►

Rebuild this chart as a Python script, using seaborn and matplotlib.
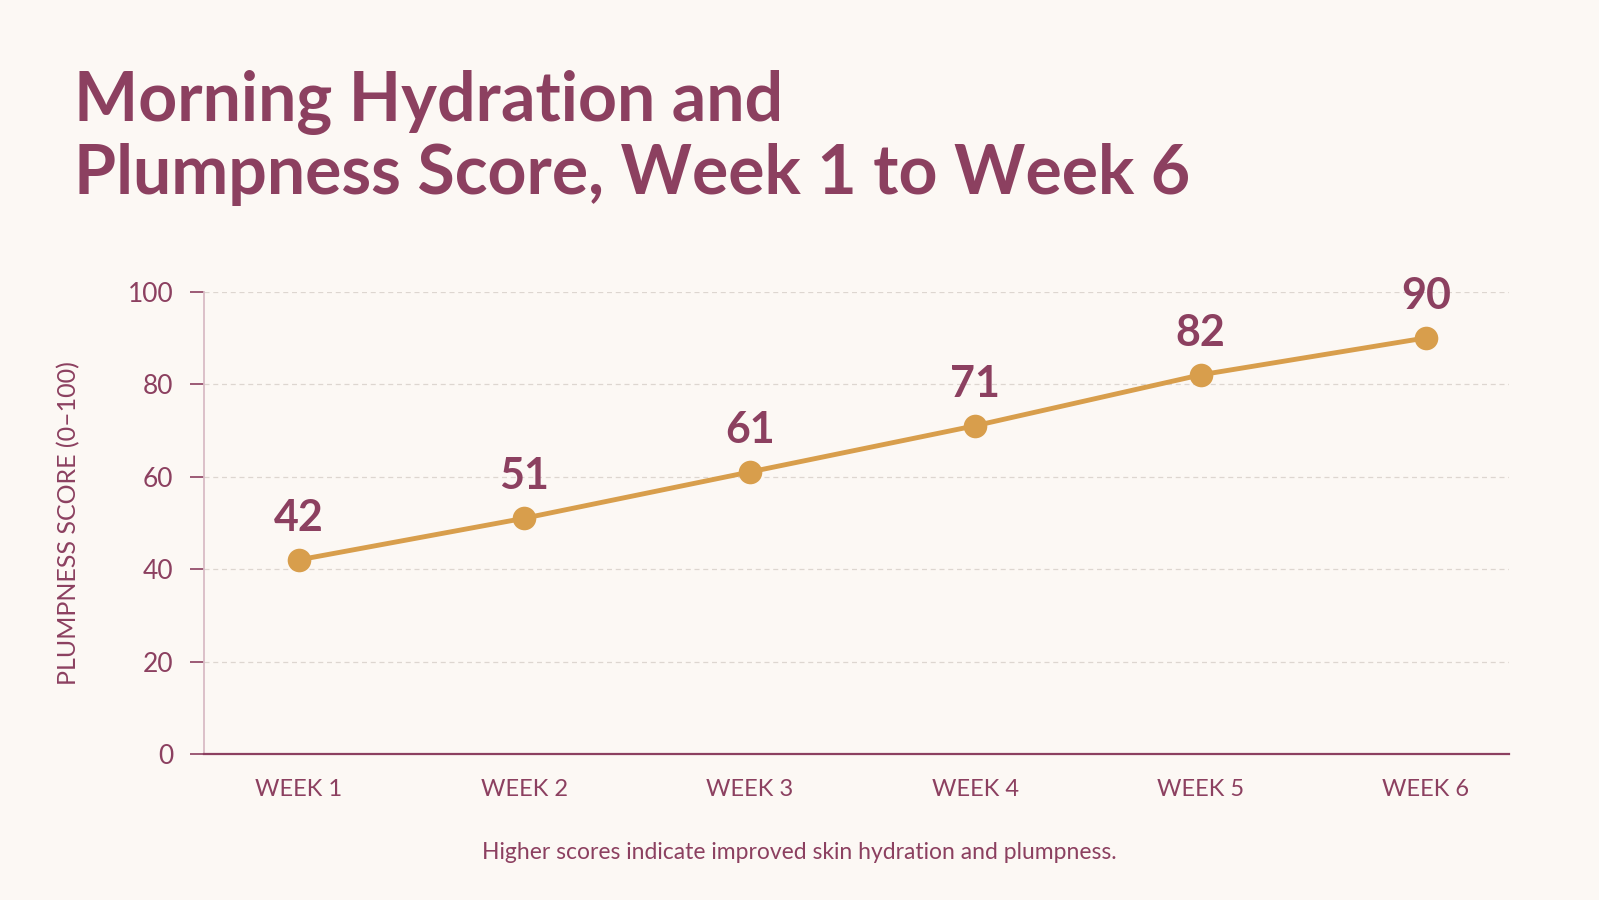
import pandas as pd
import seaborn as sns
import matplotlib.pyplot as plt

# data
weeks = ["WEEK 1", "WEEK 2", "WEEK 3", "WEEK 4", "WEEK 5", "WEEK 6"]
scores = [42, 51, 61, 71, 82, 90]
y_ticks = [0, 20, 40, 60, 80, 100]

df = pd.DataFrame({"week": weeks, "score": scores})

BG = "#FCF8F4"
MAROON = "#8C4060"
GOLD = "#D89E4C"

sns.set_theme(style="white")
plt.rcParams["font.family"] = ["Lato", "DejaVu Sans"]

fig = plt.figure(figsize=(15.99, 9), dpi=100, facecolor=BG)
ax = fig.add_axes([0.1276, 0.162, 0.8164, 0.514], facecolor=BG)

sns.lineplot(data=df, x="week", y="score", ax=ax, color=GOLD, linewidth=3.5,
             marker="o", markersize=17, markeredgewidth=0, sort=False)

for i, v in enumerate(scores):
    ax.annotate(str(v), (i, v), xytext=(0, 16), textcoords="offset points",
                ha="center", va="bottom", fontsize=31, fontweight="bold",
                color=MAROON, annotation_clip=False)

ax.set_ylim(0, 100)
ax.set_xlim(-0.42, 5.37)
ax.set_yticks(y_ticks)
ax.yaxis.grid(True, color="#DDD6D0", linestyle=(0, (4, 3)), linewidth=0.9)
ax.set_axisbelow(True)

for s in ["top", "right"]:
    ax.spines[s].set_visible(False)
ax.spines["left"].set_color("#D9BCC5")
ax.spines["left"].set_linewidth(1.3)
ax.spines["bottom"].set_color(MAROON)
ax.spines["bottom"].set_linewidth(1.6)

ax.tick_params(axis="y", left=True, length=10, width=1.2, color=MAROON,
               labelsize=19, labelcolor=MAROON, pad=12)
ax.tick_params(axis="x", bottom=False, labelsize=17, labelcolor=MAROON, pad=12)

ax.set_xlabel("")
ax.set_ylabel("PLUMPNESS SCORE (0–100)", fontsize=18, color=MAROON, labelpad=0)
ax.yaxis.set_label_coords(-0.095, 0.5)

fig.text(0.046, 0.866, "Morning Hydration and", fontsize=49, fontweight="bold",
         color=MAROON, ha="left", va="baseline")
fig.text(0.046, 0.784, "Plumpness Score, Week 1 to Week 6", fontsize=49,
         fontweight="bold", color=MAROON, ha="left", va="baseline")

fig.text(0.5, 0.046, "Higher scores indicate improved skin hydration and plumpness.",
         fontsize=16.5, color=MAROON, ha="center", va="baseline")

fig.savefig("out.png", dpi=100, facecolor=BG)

◄

-- Exercise goal --
Find the lines with the string "matplotlib" and reproduce them.

-- Solution --
Rebuild this chart as a Python script, using seaborn and matplotlib.
import matplotlib.pyplot as plt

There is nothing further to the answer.